How Does SQLLineage Work
Basically a sql parser will parse the SQL statement(s) into AST (Abstract Syntax Tree), which according to wikipedia, is a tree representation of the abstract syntactic structure of source code (in our case, SQL code, of course). This is where SQLLineage takes over.
With AST generated, SQLLineage will traverse through this tree, apply some pre-defined rules, so as to extract the part we’re interested in. With that being said, SQLLineage is an AST application, while there’s actually more you can do with AST:
born duty of AST: the starting point for optimization. In compiler world, machine code, or optionally IR (Intermediate Representation), will be generated based on the AST, and then code optimization, resulting in an optimized machine code. In data world, it’s basically the same thing with different words, and different optimization target. AST will be converted to query execution plan for query execution optimization, using strategy like RBO(Rule Based Optimization) or CBO(Cost Based Optimization), so that database/data warehouse query engine can have an optimized physical plan for execution.

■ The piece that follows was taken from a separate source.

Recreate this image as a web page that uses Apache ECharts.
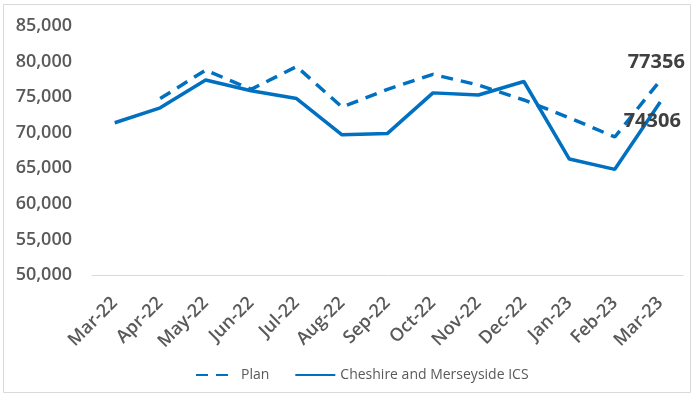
<!DOCTYPE html>
<html><head><meta charset="utf-8">
<script src="https://cdn.jsdelivr.net/npm/echarts@6/dist/echarts.min.js"></script>
<style>html,body{margin:0;padding:0;background:#fff}#c{width:693px;height:396px}</style>
</head><body><div id="c"></div>
<script>
var categories = ['Mar-22','Apr-22','May-22','Jun-22','Jul-22','Aug-22','Sep-22','Oct-22','Nov-22','Dec-22','Jan-23','Feb-23','Mar-23'];
var planValues = [null, 74800, 78800, 76100, 79300, 73600, 76100, 78200, 76700, 74600, 72100, 69400, 77356];
var actualValues = [71400, 73500, 77400, 75900, 74800, 69700, 69900, 75600, 75300, 77200, 66300, 64850, 74306];
var yTicks = {min: 50000, max: 85000, interval: 5000};

var chart = echarts.init(document.getElementById('c'), null, {renderer: 'canvas'});
var font = '"Open Sans", sans-serif';
function endLabel(offset) {
  return {show: true, formatter: '{c}', distance: 0, align: 'center', verticalAlign: 'middle',
    offset: offset, color: '#404040', fontSize: 20, fontWeight: 'bold', fontFamily: font};
}
chart.setOption({
  animation: false,
  backgroundColor: '#fff',
  graphic: [{type: 'rect', shape: {x: 3.5, y: 4.5, width: 687, height: 388}, style: {fill: 'none', stroke: '#d9d9d9', lineWidth: 1}, silent: true}],
  grid: {left: 92, right: 10, top: 26, bottom: 121},
  legend: {
    bottom: 9, left: 190, itemWidth: 40, itemHeight: 4, itemGap: 25,
    itemStyle: {opacity: 0},
    textStyle: {color: '#595959', fontSize: 14, fontFamily: font},
    data: ['Plan', 'Cheshire and Merseyside ICS']
  },
  xAxis: {
    type: 'category', data: categories, boundaryGap: true,
    axisLine: {lineStyle: {color: '#d9d9d9', width: 1}},
    axisTick: {show: false},
    axisLabel: {rotate: 45, color: '#595959', fontSize: 18, fontWeight: 600, fontFamily: font, margin: 25, interval: 0}
  },
  yAxis: {
    type: 'value', min: yTicks.min, max: yTicks.max, interval: yTicks.interval,
    splitLine: {show: false}, axisLine: {show: false}, axisTick: {show: false},
    axisLabel: {color: '#595959', fontSize: 18, fontWeight: 600, fontFamily: font, margin: 20,
      formatter: function (v) { return v.toLocaleString('en-US'); }}
  },
  series: [
    {name: 'Plan', type: 'line', data: planValues,
      showSymbol: false, symbol: 'none', connectNulls: false,
      lineStyle: {color: '#0070C0', width: 3.5, type: [12, 8], cap: 'butt'},
      itemStyle: {color: '#0070C0'},
      endLabel: endLabel([-4, -18])},
    {name: 'Cheshire and Merseyside ICS', type: 'line', data: actualValues,
      showSymbol: false, symbol: 'none',
      lineStyle: {color: '#0070C0', width: 3.5, type: 'solid'},
      itemStyle: {color: '#0070C0'},
      endLabel: endLabel([-8, 19])}
  ]
});
</script></body></html>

structure analysis: IDE leverages this a lot. Scenarios like duplicate code detection, code refactor. Basically this is to analyze the code structure. SQLLineage also falls into this category.
sqlparse is the underlying parser SQLLineage uses to get the AST. It gives a simple example to extract table names, through which you can get a rough idea of how SQLLineage works. At the core is when a token is Keyword and its value is “FROM”, then the next token will either be subquery or table. For subquery, we just recursively calling extract function. For table, there’s a way to get its name.
This is just an over-simplified explanation. In reality, we could easily see
Comment coming after “FROM”, or
subquery without alias (valid syntax in certain SQL dialect) mistakenly parsed as
Parenthesis. These are all
corner cases we should resolve in real world.
Strictly speaking, sqlparse is generating a parse tree instead of an abstract syntax tree. There two terms are often used interchangeably, and indeed they’re similar conceptually. They’re both tree structure in slightly different abstraction layer. In the AST, information like comments and grouping symbols (parenthesis) are not represented. Removing comment doesn’t change the code logic and parenthesis are already implicitly represented by the tree structure.
Some other simple rules in SQLLineage:
Things go after Keyword “FROM”, all kinds of “JOIN” will be source table.
Things go after Keyword “INTO”, “OVERWRITE”, “TABLE”, “VIEW” will be target table. (Though there are exceptions like drop table statement)
Things go after Keyword “With” will be CTE (Common Table Expression).
Things go after Keyword “SELECT” will be column(s).
The rest thing is just tedious work. We collect all kinds of sql, handle various edge cases and make these simple rules robust enough.
That’s it for single statement SQL lineage analysis. For multiple statements SQL, it requires some more extra work to assemble the lineage from single statements.
We choose a DAG based data structure to represent multiple statements SQL lineage. Table/View will be vertex in this graph while a edge means data in source vertex table will contribute to data in target vertex table. In column-level lineage, the vertex is a column. Every single statement lineage result will contain table/column read and table/column write information, which will later be combined into this graph. With this DAG based data structure, it is also very easy to visualize lineage.